Taubman Centers Inc. (TCO), a real estate investment trust (REIT), is scheduled to report its third quarter 2011 earnings after the closing bell on October 20, 2011. The current Zacks Consensus Estimate for the third quarter is pegged at 63 cents per share, representing a year-over-year growth of 6.9%.
Second Quarter Recap
Taubman reported second quarter 2011 FFO (funds from operations) of 61 cents per share, which was in line with the year-earlier level. Funds from operations, a widely used metric to gauge the performance of REITs, is obtained after adding depreciation and amortization and other non-cash expenses to net income, while adjusted FFO excludes the impairment and restructuring charges.
Reported FFO per share, however, missed the Zacks Consensus Estimate by a penny. The quarterly FFO per share included a non-cash charge of 6 cents relating to the ownership of The Pier Shops at Atlantic City, New Jersey. Excluding the non-recurring charges, adjusted FFO for the reported quarter was 67 cents per share compared with 64 cents in the year-ago period.
Total revenue during the reported quarter was $155.4 million compared with $154.1 million in the year-ago quarter. Total revenue also exceeded the Zacks Consensus Estimate of $146 million. Occupancy of the entire portfolio inched up to 88.2% at quarter end from 88.0% in the year-earlier period.
Agreement of Analysts
In the last 7 days, one analyst revised the earnings estimates upward for the third quarter while none moved in the opposite direction. For fiscal 2011, none of the analysts covering the stock revised their estimates over the last 7 days. In the last 30 days, one out of the 12 analysts covering the stock increased the earnings estimates for the third quarter while none moved in the opposite direction. For fiscal 2011, one analyst covering the stock trimmed the estimates over the last 30 days.
Magnitude of Estimate Revisions
Over the last 30 days, earnings estimates for the third quarter and fiscal 2011 have remained stagnant at 63 cents and $2.73 per share, respectively, implying that the analysts are cautious about the performance of the company.
Taubman Centers owns, develops, acquires and operates regional and super-regional shopping centers throughout the U.S. and Asia. The shopping centers are located in the most affluent regions of the country; thereby, enabling retailers to target high-end upscale customers and maximize their profitability.

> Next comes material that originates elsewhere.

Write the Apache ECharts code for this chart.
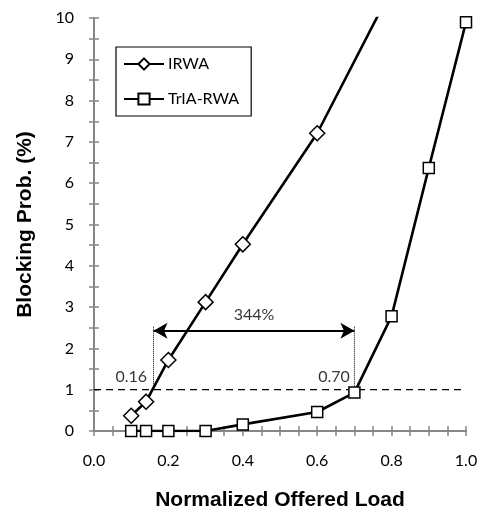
<!DOCTYPE html>
<html><head><meta charset="utf-8">
<script src="https://cdn.jsdelivr.net/npm/echarts@6/dist/echarts.min.js"></script>
<style>html,body{margin:0;padding:0;background:#fff}#c{width:480px;height:512px}</style>
</head><body><div id="c"></div>
<script>
const loadIRWA = [0.1, 0.14, 0.2, 0.3, 0.4, 0.6, 0.8];
const probIRWA = [0.37, 0.71, 1.72, 3.12, 4.52, 7.21, 10.7];
const loadTrIA = [0.1, 0.14, 0.2, 0.3, 0.4, 0.6, 0.7, 0.8, 0.9, 1.0];
const probTrIA = [0.0, 0.0, 0.0, 0.0, 0.16, 0.46, 0.93, 2.78, 6.37, 9.9];
const thresholdY = 1;
const markX = [0.16, 0.70];
const arrowY = 2.43;
const dottedTop = 2.55;
const annotations = [
  {name: '0.16', x: 0.10, y: 1.31},
  {name: '0.70', x: 0.645, y: 1.31},
  {name: '344%', x: 0.43, y: 2.82}
];
const xTicks = [0, 0.2, 0.4, 0.6, 0.8, 1.0];

const axisGrey = '#868686';
const tickFont = 'Lato';
const chart = echarts.init(document.getElementById('c'), null, {renderer: 'canvas'});
const zip = (a, b) => a.map((v, i) => [v, b[i]]);

const commonAxisLine = {show: true, lineStyle: {color: axisGrey, width: 2}};
const commonTick = {show: true, inside: true, length: 5, lineStyle: {color: axisGrey, width: 1.5}};
const commonMinor = {show: true, length: 5, lineStyle: {color: axisGrey, width: 1.5}};

chart.setOption({
  animation: false,
  grid: {left: 94, right: 14, top: 18, bottom: 81, containLabel: false, outerBoundsMode: 'none'},
  legend: {
    data: ['IRWA', 'TrIA-RWA'],
    orient: 'vertical', left: 116, top: 47,
    borderColor: '#000', borderWidth: 1.2,
    padding: [9, 12, 9, 7],
    itemWidth: 40, itemHeight: 14, itemGap: 19,
    textStyle: {fontFamily: tickFont, fontSize: 16, color: '#000', padding: [0, 0, 0, -1]}
  },
  xAxis: [{
    type: 'value', min: 0, max: 1, interval: 0.2,
    name: 'Normalized Offered Load', nameLocation: 'middle', nameGap: 59,
    nameTextStyle: {fontFamily: 'Liberation Sans', fontWeight: 'bold', fontSize: 21, color: '#000'},
    axisLine: commonAxisLine, axisTick: commonTick,
    minorTick: Object.assign({splitNumber: 4}, commonMinor),
    splitLine: {show: false},
    axisLabel: {fontFamily: tickFont, fontSize: 16, color: '#000', margin: 22,
      formatter: v => (xTicks.some(t => Math.abs(t - v) < 1e-9) ? v.toFixed(1) : '')}
  }, {
    type: 'value', min: 0, max: 1, interval: 0.2, position: 'top',
    axisLine: commonAxisLine, axisTick: commonTick,
    minorTick: Object.assign({splitNumber: 4}, commonMinor),
    splitLine: {show: false}, axisLabel: {show: false}
  }],
  yAxis: [{
    type: 'value', min: 0, max: 10, interval: 1,
    name: 'Blocking Prob. (%)', nameLocation: 'middle', nameGap: 58,
    nameTextStyle: {fontFamily: 'Liberation Sans', fontWeight: 'bold', fontSize: 21, color: '#000'},
    axisLine: commonAxisLine, axisTick: commonTick,
    minorTick: Object.assign({splitNumber: 2}, commonMinor),
    splitLine: {show: false},
    axisLabel: {fontFamily: tickFont, fontSize: 16, color: '#000', margin: 20}
  }, {
    type: 'value', min: 0, max: 10, interval: 1, position: 'right',
    axisLine: commonAxisLine, axisTick: commonTick,
    minorTick: Object.assign({splitNumber: 2}, commonMinor),
    splitLine: {show: false}, axisLabel: {show: false}
  }],
  series: [
    {
      name: 'threshold', type: 'line', data: [[0, thresholdY], [1, thresholdY]],
      symbol: 'none', silent: true, z: 1,
      lineStyle: {color: '#000', width: 1.3, type: [7, 5]}
    },
    {
      name: 'dotted1', type: 'line', data: [[markX[0], thresholdY], [markX[0], dottedTop]],
      symbol: 'none', silent: true, z: 1,
      lineStyle: {color: '#000', width: 1, type: [1, 1]}
    },
    {
      name: 'dotted2', type: 'line', data: [[markX[1], thresholdY], [markX[1], dottedTop]],
      symbol: 'none', silent: true, z: 1,
      lineStyle: {color: '#000', width: 1, type: [1, 1]},
      markLine: {
        silent: true, symbol: ['arrow', 'arrow'], symbolSize: [12, 14],
        label: {show: false},
        lineStyle: {color: '#000', width: 2.2, type: 'solid'},
        data: [[{coord: [markX[0], arrowY]}, {coord: [markX[1], arrowY]}]]
      }
    },
    {
      name: 'IRWA', type: 'line', data: zip(loadIRWA, probIRWA),
      symbol: 'diamond', symbolSize: [15, 15], z: 5,
      lineStyle: {color: '#000', width: 2.6},
      itemStyle: {color: '#fff', borderColor: '#000', borderWidth: 1.5}
    },
    {
      name: 'TrIA-RWA', type: 'line', data: zip(loadTrIA, probTrIA),
      symbol: 'rect', symbolSize: 11, z: 5,
      lineStyle: {color: '#000', width: 2.6},
      itemStyle: {color: '#fff', borderColor: '#000', borderWidth: 1.5}
    },
    {
      name: 'labels', type: 'scatter', symbolSize: 0, silent: true, z: 6,
      data: annotations.map(a => ({name: a.name, value: [a.x, a.y]})),
      label: {show: true, position: 'inside', formatter: '{b}', color: '#000',
        fontFamily: tickFont, fontSize: 16}
    }
  ]
});
</script></body></html>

The company has one of the strongest balance sheets in the sector with adequate liquidity. Taubman has also taken prudent steps to reduce operating expenses by pruning its pre-development spending in the U.S. and Asia, as well as significantly reducing its overall workforce. This, in turn, has improved the bottom line of the company
However, the possibility of store closings at many Taubman centers due to lease terminations adds uncertainty to the earnings, and it might have to re-let large big box spaces at significantly lower rents in a very tough leasing environment.This affects the top-line growth of the company and puts considerable pressure on its sustainability
We currently have a ‘Neutral’ recommendation on Taubman, which presently has a Zacks #3 Rank that translates into a short-term Hold rating. One of its competitors, Macerich Co. (MAC) also holds a Zacks #3 Rank.